8 of 102 comments (clear)

  1. Re:Good riddance... by 88NoSoup4U88 · · Score: 2, Interesting
    replying to my own, since I remember reading this last week ;

    Since one of the latest patches presumably fixes the requirement for the CD to be in your 'puter ; I am still thinking that anyone who bought their game (either in store, or over Steam) are allowed to screw around with their files (no-cd .exe's / modified .exe's), and no ban can be justified by this.
    As soon as multiplayer files are being manipulated , I think banning is in line, as it compromises the game's fairness (not that VAC is able to stop anything this time around.....)

  2. Is Anyone Surprised? Didn't Think So... by Primis · · Score: 2, Interesting

    What a joke. Anyone dumb enough to use Steam in the first place and then gets their account deactivated, wrongly or rightfully, gets what they deserve for being blind, dumb sheep with no sense of what they're dealing with. And I can guarantee you out of the 30,000 they have deactivated, the number of paying, legit customers they deactivated is in at least the hundreds. That's the way it always works.

    Valve has completely ignored the history and fact that these schemes DO NOT WORK, and when you try to do something like this to combat illegal copies of the game you only 1) Piss off your normal customer base by making it even more inconvenient for them, and 2) you INEVITABLY make mistakes and you punish/cut off paying customers. Oh yeah, and I forgot... the people who REALLY want an illegal copy will still get it no matter what.

    Valve has become a joke, and Steam is a joke. And no amount of Tychos gushing in their blogs and news posts about how "great" a system of delivery a model like Steam is will prevent its eventual failure. No content system which lets a company deactivate accounts on a whim can survive because there WILL be mistakes, and those "mistakes" will go from Paying Customers to Former Paying Customers. And once you lose them, they will never ever come back, and they will make it their personal goal to drive as many other people away form it as possible.

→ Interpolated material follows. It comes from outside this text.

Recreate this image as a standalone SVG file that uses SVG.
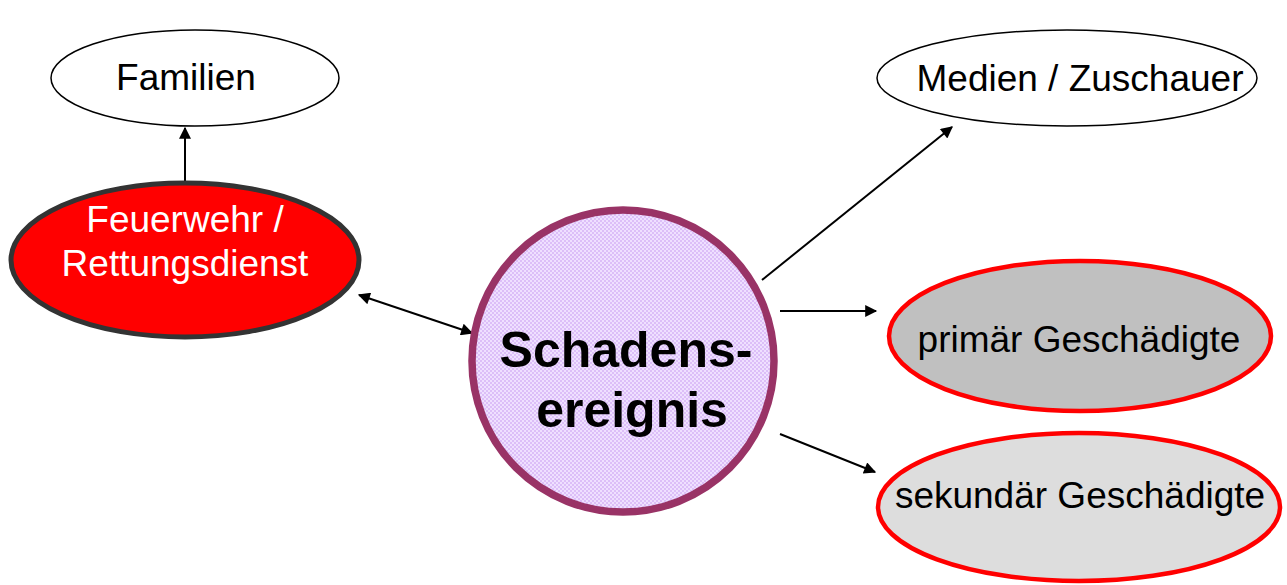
<svg xmlns="http://www.w3.org/2000/svg" width="1287" height="585" viewBox="0 0 1287 585">
  <style>
    .lbl { font-family: "Liberation Sans", Arial, sans-serif; font-size: 37px; text-anchor: middle; fill: #000; }
    .white { fill: #fff; }
    .big { font-size: 50px; font-weight: bold; }
    .con { stroke: #000; stroke-width: 2; fill: none; }
    .plain { fill: #fff; stroke: #000; stroke-width: 1.5; }
    .victim { stroke: #ff0000; stroke-width: 4.5; }
  </style>
  <defs>
    <marker id="arrL" viewBox="0 0 10 10" refX="9" refY="5" markerWidth="16" markerHeight="12" orient="auto-start-reverse" markerUnits="userSpaceOnUse">
      <path d="M0,0 L10,5 L0,10 z" fill="#000"/>
    </marker>
    <pattern id="check" width="4" height="4" patternUnits="userSpaceOnUse">
      <rect width="4" height="4" fill="#efe0ff"/>
      <rect width="2" height="2" fill="#dcbff8"/>
      <rect x="2" y="2" width="2" height="2" fill="#dcbff8"/>
    </pattern>
  </defs>

  <g id="connectors">
    <line class="con" x1="185" y1="182" x2="185" y2="128" marker-end="url(#arrL)"/>
    <line class="con" x1="359" y1="295" x2="472" y2="333" marker-start="url(#arrL)" marker-end="url(#arrL)"/>
    <line class="con" x1="762" y1="280" x2="952" y2="127" marker-end="url(#arrL)"/>
    <line class="con" x1="780" y1="311" x2="876" y2="311" marker-end="url(#arrL)"/>
    <line class="con" x1="780" y1="434" x2="875" y2="472" marker-end="url(#arrL)"/>
  </g>

  <g id="familien">
    <ellipse class="plain" cx="195" cy="78" rx="144" ry="48"/>
    <text class="lbl" x="186" y="90">Familien</text>
  </g>

  <g id="feuerwehr">
    <ellipse cx="185" cy="260" rx="174" ry="77" fill="#ff0000" stroke="#333" stroke-width="5"/>
    <text class="lbl white" x="185" y="232">Feuerwehr /</text>
    <text class="lbl white" x="185" y="276">Rettungsdienst</text>
  </g>

  <g id="schadensereignis">
    <circle cx="623" cy="361" r="151" fill="url(#check)" stroke="#993366" stroke-width="7.5"/>
    <text class="lbl big" x="626" y="367">Schadens-</text>
    <text class="lbl big" x="632" y="427">ereignis</text>
  </g>

  <g id="medien">
    <ellipse class="plain" cx="1067" cy="78" rx="190" ry="48"/>
    <text class="lbl" x="1080" y="91">Medien / Zuschauer</text>
  </g>

  <g id="primaer">
    <ellipse class="victim" cx="1080" cy="336" rx="191" ry="75" fill="#c0c0c0"/>
    <text class="lbl" x="1079" y="352">primär Geschädigte</text>
  </g>

  <g id="sekundaer">
    <ellipse class="victim" cx="1079" cy="507" rx="201" ry="74" fill="#dddddd"/>
    <text class="lbl" x="1080" y="508">sekundär Geschädigte</text>
  </g>
</svg>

    Time to get a new idea instead of rehashing the same old one that's been tried and failed for nearly a decade now, guys...

    -- Primis.

  3. Accountability? by Primis · · Score: 2, Interesting

    Also... has anyone thought of asking/callng for Valve to make publicly available how and WHY they're deactivating people? And by that I mean specific records and details? In other words, some proof so that they can be audited? This extends beyond Good Budiness/Bad Business and seems to have wandered into an area where someone should really be regulating/overseeing Valve.

    Otherwise, is there any accountability for them to not just deactivate paying customers once they have their money? I can't imagine they would care much if it's a paying customer or not, seeing how it's very likely the next product they release wouldn't be for 3 or 4 more years anyways...

    -- Primis.

    1. Re:Accountability? by Anonymous Coward · · Score: 1, Interesting

      They were doing that on the Forums after they killed the first 20,000 accounts.

      It was actually quite funny (from an outsider looking in, I don't have any of the games). You would have a guy screaming about not being able to play, and I'll sue you etc.., then the reply from one of the mods... "your account has been deactivated for buying your copy with a stolen credit card" "your account has been deactivated for using a fraudlent CD-Key".

      The only issue I have with the whole process, is that if you use a warez CD key on HL2, that you can loose all of your legit games as well. That is cheap. If you want to say "no hl2 for you", that's fine, but something stinks about canning all your steam games.

      Its like catching a shoplifter with a stolen game in thier jacket, making them pay for the game, taking the game back, and then going to their home and taking all games in the home from the same publisher. Seems a little overboard to me.

      I was flipping a coin between Doom3 and HL2. I went with Doom3 before HL2 came out. After the HL2 release, I though, damn, I got the wrong game. After this crap from Valve, I think I made the right choice. I don't use cracks, I buy all my games, but I do not feel like playing $50 roulette, hoping that I don't show up as a false positive.

  4. Re:Appeal? by snuf23 · · Score: 4, Interesting

    I had a problem when I purchased Sim City 3000. You were supposed to logon to a website, enter your key and get additional content.
    Well, I tried that - but someone had already used my key to setup an account. Keep in mind the copy I bought was a sealed store-bought copy, not second hand. I guess someone used a keygen and got my key.
    I tried going through support and sending them a scanned image of the CD case with key. Nothing. Just a standard thank you for contacting support message.
    I feel for anyone who got their account wrongfully banned/disabled.

    --
    Sometimes my arms bend back.
  5. Re:Appeal? by zarthrag · · Score: 2, Interesting

    You have a right to take it back to the store and excahange it, in that case. You can simply cite the product as "defective". Walmart is especially good about this, mainly bc they don't yet have any notion of the value of a CD key.

    --
    Why can't all fpga/microcontroller manufacturers just release free optimizing compilers???
  6. Re:No complaints by ShawnMcCool42 · · Score: 2, Interesting

    It'd be counter intuitive for them to start charging for steam. The purpose is for them to make more money by offering a publisher-free avenue for game distribution. Should they start charging there will be little reason for the consumer to value steam as functional. It'd be like being charged a toll at the front door of your local mall.

  7. Re:No complaints by damiam · · Score: 2, Interesting
    It seems Steam is really proving useful in preventing illegal use of Half Life 2

    WTF are you talking about? If anything else, Steam has pissed people off and increased piracy. Pirated versions of HL2 don't need steam for the single-player game.

    Steam may be somewhat effective in preventing multi-player use of pirated games, but Blizzard's battle.net system works just as well, has been around forever, and isn't nearly as evil.

    --
    It's hard to be religious when certain people are never incinerated by bolts of lightning.